Let $b_1,b_2,\ldots,b_n$ be the natural basis of the space of row vectors on which the group $G$ acts by multiplication on the right. (Of course you can do it by multiplication on the left by column vectors if you prefer!) Then the additive abelian group $M$ spanned by $\{b_ig : g \in G \}$ is invariant under $G$.

So we just have to find a free basis of $M$ as a free abelian group, or equivalently as a free ${\mathbb Z}$-module of rank $n$, make that basis into the rows of a matrix $T$, and then $TgT^{-1}$ will be have entries in ${\mathbb Z}$ for all $g \in G$.

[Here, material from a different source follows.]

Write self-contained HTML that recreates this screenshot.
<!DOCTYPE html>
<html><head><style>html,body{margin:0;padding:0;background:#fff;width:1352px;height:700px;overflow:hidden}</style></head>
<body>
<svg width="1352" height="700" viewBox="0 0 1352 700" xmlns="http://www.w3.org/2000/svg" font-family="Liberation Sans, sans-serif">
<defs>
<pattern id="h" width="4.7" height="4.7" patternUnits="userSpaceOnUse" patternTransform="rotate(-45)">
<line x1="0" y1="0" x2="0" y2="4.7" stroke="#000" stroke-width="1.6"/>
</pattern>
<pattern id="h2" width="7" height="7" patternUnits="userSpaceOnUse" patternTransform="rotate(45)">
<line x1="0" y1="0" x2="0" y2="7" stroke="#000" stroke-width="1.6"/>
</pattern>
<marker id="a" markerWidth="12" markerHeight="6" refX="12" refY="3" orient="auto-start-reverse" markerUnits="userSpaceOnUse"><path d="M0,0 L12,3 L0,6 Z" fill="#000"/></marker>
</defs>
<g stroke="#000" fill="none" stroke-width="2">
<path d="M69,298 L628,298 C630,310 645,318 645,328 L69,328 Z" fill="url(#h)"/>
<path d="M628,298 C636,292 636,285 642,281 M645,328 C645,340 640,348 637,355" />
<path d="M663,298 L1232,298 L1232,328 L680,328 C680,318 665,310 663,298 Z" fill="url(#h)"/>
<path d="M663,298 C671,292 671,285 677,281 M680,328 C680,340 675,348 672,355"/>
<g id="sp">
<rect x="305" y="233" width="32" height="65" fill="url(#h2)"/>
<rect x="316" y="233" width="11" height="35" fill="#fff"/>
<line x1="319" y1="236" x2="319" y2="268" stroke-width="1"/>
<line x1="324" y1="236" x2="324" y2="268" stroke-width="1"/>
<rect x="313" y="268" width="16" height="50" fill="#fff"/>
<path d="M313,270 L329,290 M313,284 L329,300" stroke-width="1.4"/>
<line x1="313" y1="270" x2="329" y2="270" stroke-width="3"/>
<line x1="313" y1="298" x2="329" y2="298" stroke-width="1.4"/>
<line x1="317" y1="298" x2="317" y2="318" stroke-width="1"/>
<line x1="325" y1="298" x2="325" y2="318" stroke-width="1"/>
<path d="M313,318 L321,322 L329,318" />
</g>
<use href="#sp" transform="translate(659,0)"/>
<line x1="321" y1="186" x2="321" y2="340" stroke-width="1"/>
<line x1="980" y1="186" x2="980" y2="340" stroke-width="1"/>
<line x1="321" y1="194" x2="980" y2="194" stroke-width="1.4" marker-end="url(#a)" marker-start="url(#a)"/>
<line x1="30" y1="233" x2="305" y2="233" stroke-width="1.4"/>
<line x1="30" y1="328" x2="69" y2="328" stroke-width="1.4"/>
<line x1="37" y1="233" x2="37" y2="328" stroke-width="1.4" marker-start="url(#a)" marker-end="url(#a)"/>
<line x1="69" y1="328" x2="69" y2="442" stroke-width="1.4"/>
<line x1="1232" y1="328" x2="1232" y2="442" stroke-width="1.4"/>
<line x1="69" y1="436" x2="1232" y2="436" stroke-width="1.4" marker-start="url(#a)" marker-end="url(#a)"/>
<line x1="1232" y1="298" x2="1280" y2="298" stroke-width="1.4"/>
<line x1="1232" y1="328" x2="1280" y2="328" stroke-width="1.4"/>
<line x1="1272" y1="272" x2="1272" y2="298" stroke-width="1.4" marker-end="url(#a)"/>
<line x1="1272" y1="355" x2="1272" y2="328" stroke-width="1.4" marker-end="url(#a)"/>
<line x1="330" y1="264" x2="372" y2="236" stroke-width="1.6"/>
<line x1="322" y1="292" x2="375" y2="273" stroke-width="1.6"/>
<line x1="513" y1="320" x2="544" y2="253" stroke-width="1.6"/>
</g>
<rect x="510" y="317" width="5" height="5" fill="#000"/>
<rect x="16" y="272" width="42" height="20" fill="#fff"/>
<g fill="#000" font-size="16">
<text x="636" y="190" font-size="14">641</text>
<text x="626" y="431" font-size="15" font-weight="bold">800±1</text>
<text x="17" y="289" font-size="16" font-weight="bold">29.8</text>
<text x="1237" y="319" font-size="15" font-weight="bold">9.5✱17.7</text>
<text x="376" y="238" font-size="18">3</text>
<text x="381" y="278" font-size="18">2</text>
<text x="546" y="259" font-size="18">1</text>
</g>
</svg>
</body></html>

To find a basis of $M$, it is probably easiest if you first multiply the generating vectors $b_ig$ by the least common denominator $d$ of their entries, to bring them into ${\mathbb Z}^n$ (so you will actually be finding a free basis of $dM$, but that's OK). Then make all of these vectors into the rows of a matrix, and put it into Hermite Normal Form. (There are good implementations of HNF around.) The remaining nonzero rows give you your matrix $T$.

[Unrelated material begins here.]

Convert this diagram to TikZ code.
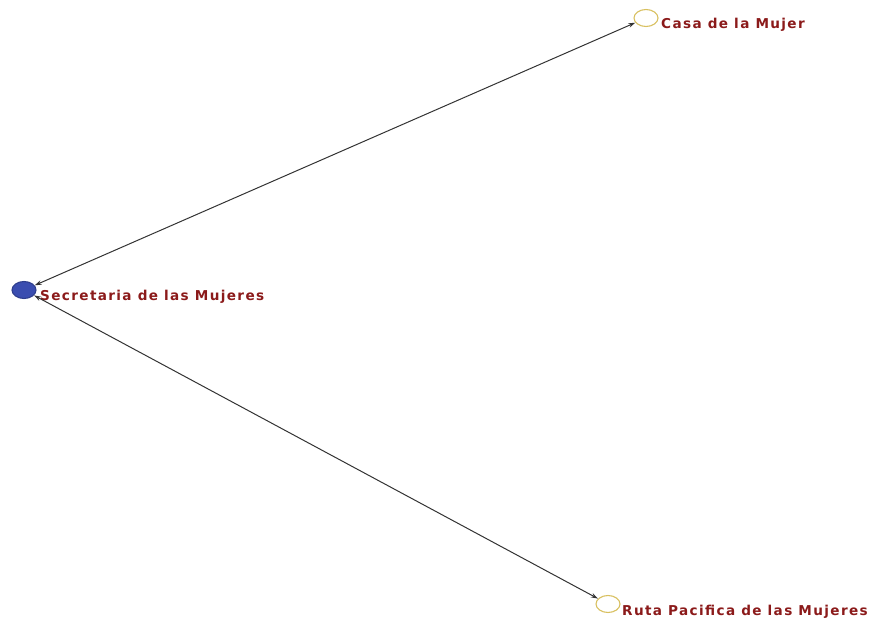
\documentclass[tikz,border=0pt]{standalone}
\usepackage{fontspec}
\setmainfont{Liberation Sans}
\newfontfamily\labfont[LetterSpace=10]{DejaVu Sans}
\usetikzlibrary{shapes.geometric,arrows.meta}
\definecolor{lbl}{HTML}{8B1A1A}
\definecolor{nblue}{HTML}{3A4DB0}
\definecolor{nyel}{HTML}{D8C060}
\begin{document}
\begin{tikzpicture}[x=1pt,y=-1pt,
  vtx/.style={ellipse,minimum width=24pt,minimum height=17pt,inner sep=0pt,line width=1.1pt},
  lab/.style={anchor=base west,inner sep=0pt,text=lbl,font=\labfont\fontsize{13.6}{15}\selectfont\bfseries},
  link/.style={draw=black!80,line width=1pt,{Stealth[length=7pt,width=4.5pt]}-{Stealth[length=7pt,width=4.5pt]}}]
\useasboundingbox (0,0) rectangle (869,621);
\node[vtx,fill=nblue,draw=nblue!80!black] (sec) at (24,290) {};
\node[vtx,draw=nyel] (casa) at (646,18) {};
\node[vtx,draw=nyel] (ruta) at (608,604) {};
\node[lab] (lsec) at (40,300) {Secretaria de las Mujeres};
\node[lab] (lcasa) at (661,28) {Casa de la Mujer};
\node[lab] (lruta) at (622,615) {Ruta Pacifica de las Mujeres};
\draw[link] (sec) -- (casa);
\draw[link] (sec) -- (ruta);
\end{tikzpicture}
\end{document}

In practice, you want to use this method on very large groups, so you do not really want to calculate $b_ig$ for all $g \in G$. It generally works well if you just do this for $g$ in a small subset of $G$. In my implementations I first try it with $g$ ranging over all words of length at most two in the generators $A_i$. You can tell whether it has worked by just checking whether all of the matrices $TA_iT^{-1}$ have integer entries. This usually works, but if not you can go up to words of length 3, or try a random sample of 20 words or something like that!